-- begin --

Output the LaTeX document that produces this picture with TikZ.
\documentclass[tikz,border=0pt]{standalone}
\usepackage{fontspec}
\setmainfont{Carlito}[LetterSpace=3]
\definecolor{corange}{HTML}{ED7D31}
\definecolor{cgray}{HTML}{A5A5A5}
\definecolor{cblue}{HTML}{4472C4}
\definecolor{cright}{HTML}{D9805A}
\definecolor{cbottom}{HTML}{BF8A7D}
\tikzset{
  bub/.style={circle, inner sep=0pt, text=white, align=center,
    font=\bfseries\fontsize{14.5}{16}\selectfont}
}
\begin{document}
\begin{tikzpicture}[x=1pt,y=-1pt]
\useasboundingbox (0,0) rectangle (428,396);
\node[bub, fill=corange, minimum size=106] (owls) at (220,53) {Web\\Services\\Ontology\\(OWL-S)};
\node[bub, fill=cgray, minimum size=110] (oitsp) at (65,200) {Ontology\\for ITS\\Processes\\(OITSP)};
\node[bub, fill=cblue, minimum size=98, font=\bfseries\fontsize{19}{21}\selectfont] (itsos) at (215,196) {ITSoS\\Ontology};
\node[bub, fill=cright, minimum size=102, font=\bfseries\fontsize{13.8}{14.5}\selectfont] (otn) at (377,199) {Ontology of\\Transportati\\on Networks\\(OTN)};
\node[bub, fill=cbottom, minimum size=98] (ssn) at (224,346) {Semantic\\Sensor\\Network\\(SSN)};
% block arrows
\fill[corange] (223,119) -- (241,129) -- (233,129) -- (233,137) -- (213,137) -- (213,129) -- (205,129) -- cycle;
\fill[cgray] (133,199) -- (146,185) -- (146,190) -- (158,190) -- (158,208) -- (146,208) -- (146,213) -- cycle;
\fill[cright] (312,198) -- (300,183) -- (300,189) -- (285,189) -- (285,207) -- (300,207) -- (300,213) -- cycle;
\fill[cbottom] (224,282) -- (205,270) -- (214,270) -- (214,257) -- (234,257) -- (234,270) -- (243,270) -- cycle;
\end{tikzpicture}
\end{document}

-- end --

## WORK TO DO
Reproduce the full listing word for word.

## EXERCISE RESULT
Output the LaTeX document that produces this picture with TikZ.
\documentclass[tikz,border=0pt]{standalone}
\usepackage{fontspec}
\setmainfont{Carlito}[LetterSpace=3]
\definecolor{corange}{HTML}{ED7D31}
\definecolor{cgray}{HTML}{A5A5A5}
\definecolor{cblue}{HTML}{4472C4}
\definecolor{cright}{HTML}{D9805A}
\definecolor{cbottom}{HTML}{BF8A7D}
\tikzset{
  bub/.style={circle, inner sep=0pt, text=white, align=center,
    font=\bfseries\fontsize{14.5}{16}\selectfont}
}
\begin{document}
\begin{tikzpicture}[x=1pt,y=-1pt]
\useasboundingbox (0,0) rectangle (428,396);
\node[bub, fill=corange, minimum size=106] (owls) at (220,53) {Web\\Services\\Ontology\\(OWL-S)};
\node[bub, fill=cgray, minimum size=110] (oitsp) at (65,200) {Ontology\\for ITS\\Processes\\(OITSP)};
\node[bub, fill=cblue, minimum size=98, font=\bfseries\fontsize{19}{21}\selectfont] (itsos) at (215,196) {ITSoS\\Ontology};
\node[bub, fill=cright, minimum size=102, font=\bfseries\fontsize{13.8}{14.5}\selectfont] (otn) at (377,199) {Ontology of\\Transportati\\on Networks\\(OTN)};
\node[bub, fill=cbottom, minimum size=98] (ssn) at (224,346) {Semantic\\Sensor\\Network\\(SSN)};
% block arrows
\fill[corange] (223,119) -- (241,129) -- (233,129) -- (233,137) -- (213,137) -- (213,129) -- (205,129) -- cycle;
\fill[cgray] (133,199) -- (146,185) -- (146,190) -- (158,190) -- (158,208) -- (146,208) -- (146,213) -- cycle;
\fill[cright] (312,198) -- (300,183) -- (300,189) -- (285,189) -- (285,207) -- (300,207) -- (300,213) -- cycle;
\fill[cbottom] (224,282) -- (205,270) -- (214,270) -- (214,257) -- (234,257) -- (234,270) -- (243,270) -- cycle;
\end{tikzpicture}
\end{document}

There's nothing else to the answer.